* Supplied information *
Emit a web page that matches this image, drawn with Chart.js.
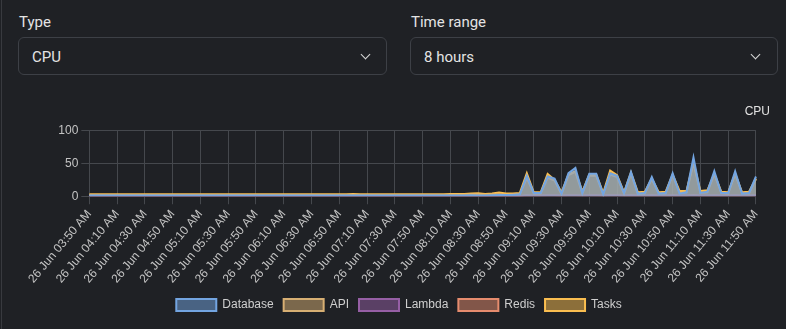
<!DOCTYPE html>
<html>
<head>
<meta charset="utf-8">
<script src="https://cdn.jsdelivr.net/npm/chart.js@4.4.1/dist/chart.umd.min.js"></script>
<style>
  html, body { margin: 0; padding: 0; background: #1f2125; }
  body { width: 786px; height: 329px; position: relative; overflow: hidden; font-family: Roboto, "Noto Sans", sans-serif; color: #e4e4e4; }
  .edge { position: absolute; left: 1px; top: 0; width: 1px; height: 329px; background: #383a3f; }
  .lbl { position: absolute; top: 13px; font-size: 15px; line-height: 18px; }
  .box { position: absolute; top: 37px; height: 36px; border: 1px solid #3d4046; border-radius: 6px; font-size: 15px; line-height: 39px; box-sizing: content-box; }
  .box span { position: absolute; left: 13px; }
  .chev { position: absolute; top: 13px; width: 6px; height: 6px; border-right: 1.5px solid #d8d8d8; border-bottom: 1.5px solid #d8d8d8; transform: rotate(45deg); }
  #wrap { position: absolute; left: 28px; top: 96px; width: 742px; height: 225px; }
</style>
</head>
<body>
<div class="edge"></div>
<div class="lbl" style="left:19px">Type</div>
<div class="box" style="left:18px;width:367px"><span>CPU</span><div class="chev" style="left:343px"></div></div>
<div class="lbl" style="left:411px">Time range</div>
<div class="box" style="left:410px;width:366px"><span>8 hours</span><div class="chev" style="left:341px"></div></div>
<div id="wrap"><canvas id="cpuChart"></canvas></div>
<script>
// 5 minute samples, 26 Jun
const times = [
  "03:50","03:55","04:00","04:05","04:10","04:15","04:20","04:25","04:30","04:35","04:40","04:45",
  "04:50","04:55","05:00","05:05","05:10","05:15","05:20","05:25","05:30","05:35","05:40","05:45",
  "05:50","05:55","06:00","06:05","06:10","06:15","06:20","06:25","06:30","06:35","06:40","06:45",
  "06:50","06:55","07:00","07:05","07:10","07:15","07:20","07:25","07:30","07:35","07:40","07:45",
  "07:50","07:55","08:00","08:05","08:10","08:15","08:20","08:25","08:30","08:35","08:40","08:45",
  "08:50","08:55","09:00","09:05","09:10","09:15","09:20","09:25","09:30","09:35","09:40","09:45",
  "09:50","09:55","10:00","10:05","10:10","10:15","10:20","10:25","10:30","10:35","10:40","10:45",
  "10:50","10:55","11:00","11:05","11:10","11:15","11:20","11:25","11:30","11:35","11:40","11:45",
  "11:50"
];

const database = [
  1,1,1,1,1,1,1,1,1,1,1,1,
  1,1,1,1,1,1,1,1,1,1,1,1,
  1,1,1,1,1,1,1,1,1,1,1,1,
  1,1,1,1,1,1,1,1,1,1,1,1,
  1,1,1,1,1,1,1,1.5,1,1,1.5,2,
  2,2,3,31,5,5,30,27,4,35,43,5,
  34,34,3,35,31,5,37,4,5,29,4,5,
  35,4,6,59,5,7,38,5,5,38,4,5,
  30
];
const api = [
  2,2,2,2,2,2,2,2,2,2,2,2,
  2,2,2,2,2,2,2,2,2,2,2,2,
  2,2,2,2,2,2,2,2,2,2,2,2,
  2,2,2,2,2,2,2,2,2,2,2,2,
  2,2,2,2,2,2,2,2.5,2.5,2,2.5,3,
  2,3,3,28,4,4,28,24,3,32,37,4,
  31,31,3,33,29,4,34,3,4,26,4,4,
  32,5,6,50,5,6,34,5,4,34,4,4,
  26
];
const lambda = [
  0.5,0.5,0.5,0.5,0.5,0.5,0.5,0.5,0.5,0.5,0.5,0.5,
  0.5,0.5,0.5,0.5,0.5,0.5,0.5,0.5,0.5,0.5,0.5,0.5,
  0.5,0.5,0.5,0.5,0.5,0.5,0.5,0.5,0.5,0.5,0.5,0.5,
  0.5,0.5,0.5,0.5,0.5,0.5,0.5,0.5,0.5,0.5,0.5,0.5,
  0.5,0.5,0.5,0.5,0.5,0.5,0.5,0.5,0.5,0.5,0.5,0.5,
  0.5,0.5,0.5,1,1,1,1,1,1,1,1,1,
  1,1,1,1,1,1,1,1,1,1,1,1,
  1,1,1,1,1,1,1,1,1,1,1,1,
  1
];
const redis = [
  0.3,0.3,0.3,0.3,0.3,0.3,0.3,0.3,0.3,0.3,0.3,0.3,
  0.3,0.3,0.3,0.3,0.3,0.3,0.3,0.3,0.3,0.3,0.3,0.3,
  0.3,0.3,0.3,0.3,0.3,0.3,0.3,0.3,0.3,0.3,0.3,0.3,
  0.3,0.3,0.3,0.3,0.3,0.3,0.3,0.3,0.3,0.3,0.3,0.3,
  0.3,0.3,0.3,0.3,0.3,0.3,0.3,0.3,0.3,0.3,0.3,0.3,
  0.3,0.3,0.5,1.5,1,1,1.5,1.5,1,1.5,1.5,1,
  1.5,1.5,1,1.5,1.5,1,1.5,1,1,1.5,1,1,
  1.5,1,1,2,1,1,1.5,1,1,1.5,1,1,
  1.5
];
const tasks = [
  3,3,3,3,3,3,3,3,3,3,3,3,
  3,3,3,3,3,3,3,3,3,3,3,3,
  3,3,3,3,3,3,3,3,3,3,3,3,
  3,3,3.5,3,3,3,3,3,3,3,3,3,
  3,3,3,3,3.5,3.5,3.5,4,4.5,3.5,4,5.5,
  4,4,5,35,6,6,34,25,6,33,38,7,
  33,33,5,39,32,6,36,6,7,27,6,7,
  33,8,8,52,8,9,34,7,6,34,6,7,
  27
];

const seriesNames = ["Database", "API", "Lambda", "Redis", "Tasks"];
const seriesValues = [database, api, lambda, redis, tasks];
const seriesColors = ["115,165,225", "215,175,115", "150,95,165", "230,140,110", "250,190,80"];

const gridColor = "#45484d";
const tickColor = "#c4c4c4";

Chart.defaults.font.family = "'Liberation Sans', Arial, sans-serif";
Chart.defaults.font.size = 12;

new Chart(document.getElementById("cpuChart"), {
  type: "line",
  data: {
    labels: times,
    datasets: seriesNames.map((name, i) => ({
      label: name,
      data: seriesValues[i],
      borderColor: "rgb(" + seriesColors[i] + ")",
      backgroundColor: "rgba(" + seriesColors[i] + ",0.5)",
      borderWidth: 2,
      pointRadius: 0,
      tension: 0,
      fill: "origin"
    }))
  },
  options: {
    responsive: true,
    maintainAspectRatio: false,
    animation: false,
    plugins: {
      title: {
        display: true,
        text: "CPU",
        align: "end",
        color: "#e2e2e2",
        font: { size: 12, weight: "normal" },
        padding: { top: 8, bottom: 12 }
      },
      legend: {
        position: "bottom",
        labels: { color: "#cfcfcf", boxWidth: 40, boxHeight: 12 }
      },
      tooltip: { enabled: false }
    },
    scales: {
      x: {
        grid: { color: gridColor },
        border: { color: gridColor },
        ticks: {
          color: tickColor,
          minRotation: 50,
          maxRotation: 50,
          autoSkip: true,
          maxTicksLimit: 25,
          callback: function (v) { return "26 Jun " + times[v] + " AM"; }
        }
      },
      y: {
        min: 0,
        max: 100,
        grid: { color: gridColor },
        border: { color: gridColor },
        ticks: { color: tickColor, stepSize: 50 }
      }
    }
  }
});
</script>
</body>
</html>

* Exercise prompt *
Transcribe the whole listing exactly. Pictures stay out of your copy.

* Full solution *
Emit a web page that matches this image, drawn with Chart.js.
<!DOCTYPE html>
<html>
<head>
<meta charset="utf-8">
<script src="https://cdn.jsdelivr.net/npm/chart.js@4.4.1/dist/chart.umd.min.js"></script>
<style>
  html, body { margin: 0; padding: 0; background: #1f2125; }
  body { width: 786px; height: 329px; position: relative; overflow: hidden; font-family: Roboto, "Noto Sans", sans-serif; color: #e4e4e4; }
  .edge { position: absolute; left: 1px; top: 0; width: 1px; height: 329px; background: #383a3f; }
  .lbl { position: absolute; top: 13px; font-size: 15px; line-height: 18px; }
  .box { position: absolute; top: 37px; height: 36px; border: 1px solid #3d4046; border-radius: 6px; font-size: 15px; line-height: 39px; box-sizing: content-box; }
  .box span { position: absolute; left: 13px; }
  .chev { position: absolute; top: 13px; width: 6px; height: 6px; border-right: 1.5px solid #d8d8d8; border-bottom: 1.5px solid #d8d8d8; transform: rotate(45deg); }
  #wrap { position: absolute; left: 28px; top: 96px; width: 742px; height: 225px; }
</style>
</head>
<body>
<div class="edge"></div>
<div class="lbl" style="left:19px">Type</div>
<div class="box" style="left:18px;width:367px"><span>CPU</span><div class="chev" style="left:343px"></div></div>
<div class="lbl" style="left:411px">Time range</div>
<div class="box" style="left:410px;width:366px"><span>8 hours</span><div class="chev" style="left:341px"></div></div>
<div id="wrap"><canvas id="cpuChart"></canvas></div>
<script>
// 5 minute samples, 26 Jun
const times = [
  "03:50","03:55","04:00","04:05","04:10","04:15","04:20","04:25","04:30","04:35","04:40","04:45",
  "04:50","04:55","05:00","05:05","05:10","05:15","05:20","05:25","05:30","05:35","05:40","05:45",
  "05:50","05:55","06:00","06:05","06:10","06:15","06:20","06:25","06:30","06:35","06:40","06:45",
  "06:50","06:55","07:00","07:05","07:10","07:15","07:20","07:25","07:30","07:35","07:40","07:45",
  "07:50","07:55","08:00","08:05","08:10","08:15","08:20","08:25","08:30","08:35","08:40","08:45",
  "08:50","08:55","09:00","09:05","09:10","09:15","09:20","09:25","09:30","09:35","09:40","09:45",
  "09:50","09:55","10:00","10:05","10:10","10:15","10:20","10:25","10:30","10:35","10:40","10:45",
  "10:50","10:55","11:00","11:05","11:10","11:15","11:20","11:25","11:30","11:35","11:40","11:45",
  "11:50"
];

const database = [
  1,1,1,1,1,1,1,1,1,1,1,1,
  1,1,1,1,1,1,1,1,1,1,1,1,
  1,1,1,1,1,1,1,1,1,1,1,1,
  1,1,1,1,1,1,1,1,1,1,1,1,
  1,1,1,1,1,1,1,1.5,1,1,1.5,2,
  2,2,3,31,5,5,30,27,4,35,43,5,
  34,34,3,35,31,5,37,4,5,29,4,5,
  35,4,6,59,5,7,38,5,5,38,4,5,
  30
];
const api = [
  2,2,2,2,2,2,2,2,2,2,2,2,
  2,2,2,2,2,2,2,2,2,2,2,2,
  2,2,2,2,2,2,2,2,2,2,2,2,
  2,2,2,2,2,2,2,2,2,2,2,2,
  2,2,2,2,2,2,2,2.5,2.5,2,2.5,3,
  2,3,3,28,4,4,28,24,3,32,37,4,
  31,31,3,33,29,4,34,3,4,26,4,4,
  32,5,6,50,5,6,34,5,4,34,4,4,
  26
];
const lambda = [
  0.5,0.5,0.5,0.5,0.5,0.5,0.5,0.5,0.5,0.5,0.5,0.5,
  0.5,0.5,0.5,0.5,0.5,0.5,0.5,0.5,0.5,0.5,0.5,0.5,
  0.5,0.5,0.5,0.5,0.5,0.5,0.5,0.5,0.5,0.5,0.5,0.5,
  0.5,0.5,0.5,0.5,0.5,0.5,0.5,0.5,0.5,0.5,0.5,0.5,
  0.5,0.5,0.5,0.5,0.5,0.5,0.5,0.5,0.5,0.5,0.5,0.5,
  0.5,0.5,0.5,1,1,1,1,1,1,1,1,1,
  1,1,1,1,1,1,1,1,1,1,1,1,
  1,1,1,1,1,1,1,1,1,1,1,1,
  1
];
const redis = [
  0.3,0.3,0.3,0.3,0.3,0.3,0.3,0.3,0.3,0.3,0.3,0.3,
  0.3,0.3,0.3,0.3,0.3,0.3,0.3,0.3,0.3,0.3,0.3,0.3,
  0.3,0.3,0.3,0.3,0.3,0.3,0.3,0.3,0.3,0.3,0.3,0.3,
  0.3,0.3,0.3,0.3,0.3,0.3,0.3,0.3,0.3,0.3,0.3,0.3,
  0.3,0.3,0.3,0.3,0.3,0.3,0.3,0.3,0.3,0.3,0.3,0.3,
  0.3,0.3,0.5,1.5,1,1,1.5,1.5,1,1.5,1.5,1,
  1.5,1.5,1,1.5,1.5,1,1.5,1,1,1.5,1,1,
  1.5,1,1,2,1,1,1.5,1,1,1.5,1,1,
  1.5
];
const tasks = [
  3,3,3,3,3,3,3,3,3,3,3,3,
  3,3,3,3,3,3,3,3,3,3,3,3,
  3,3,3,3,3,3,3,3,3,3,3,3,
  3,3,3.5,3,3,3,3,3,3,3,3,3,
  3,3,3,3,3.5,3.5,3.5,4,4.5,3.5,4,5.5,
  4,4,5,35,6,6,34,25,6,33,38,7,
  33,33,5,39,32,6,36,6,7,27,6,7,
  33,8,8,52,8,9,34,7,6,34,6,7,
  27
];

const seriesNames = ["Database", "API", "Lambda", "Redis", "Tasks"];
const seriesValues = [database, api, lambda, redis, tasks];
const seriesColors = ["115,165,225", "215,175,115", "150,95,165", "230,140,110", "250,190,80"];

const gridColor = "#45484d";
const tickColor = "#c4c4c4";

Chart.defaults.font.family = "'Liberation Sans', Arial, sans-serif";
Chart.defaults.font.size = 12;

new Chart(document.getElementById("cpuChart"), {
  type: "line",
  data: {
    labels: times,
    datasets: seriesNames.map((name, i) => ({
      label: name,
      data: seriesValues[i],
      borderColor: "rgb(" + seriesColors[i] + ")",
      backgroundColor: "rgba(" + seriesColors[i] + ",0.5)",
      borderWidth: 2,
      pointRadius: 0,
      tension: 0,
      fill: "origin"
    }))
  },
  options: {
    responsive: true,
    maintainAspectRatio: false,
    animation: false,
    plugins: {
      title: {
        display: true,
        text: "CPU",
        align: "end",
        color: "#e2e2e2",
        font: { size: 12, weight: "normal" },
        padding: { top: 8, bottom: 12 }
      },
      legend: {
        position: "bottom",
        labels: { color: "#cfcfcf", boxWidth: 40, boxHeight: 12 }
      },
      tooltip: { enabled: false }
    },
    scales: {
      x: {
        grid: { color: gridColor },
        border: { color: gridColor },
        ticks: {
          color: tickColor,
          minRotation: 50,
          maxRotation: 50,
          autoSkip: true,
          maxTicksLimit: 25,
          callback: function (v) { return "26 Jun " + times[v] + " AM"; }
        }
      },
      y: {
        min: 0,
        max: 100,
        grid: { color: gridColor },
        border: { color: gridColor },
        ticks: { color: tickColor, stepSize: 50 }
      }
    }
  }
});
</script>
</body>
</html>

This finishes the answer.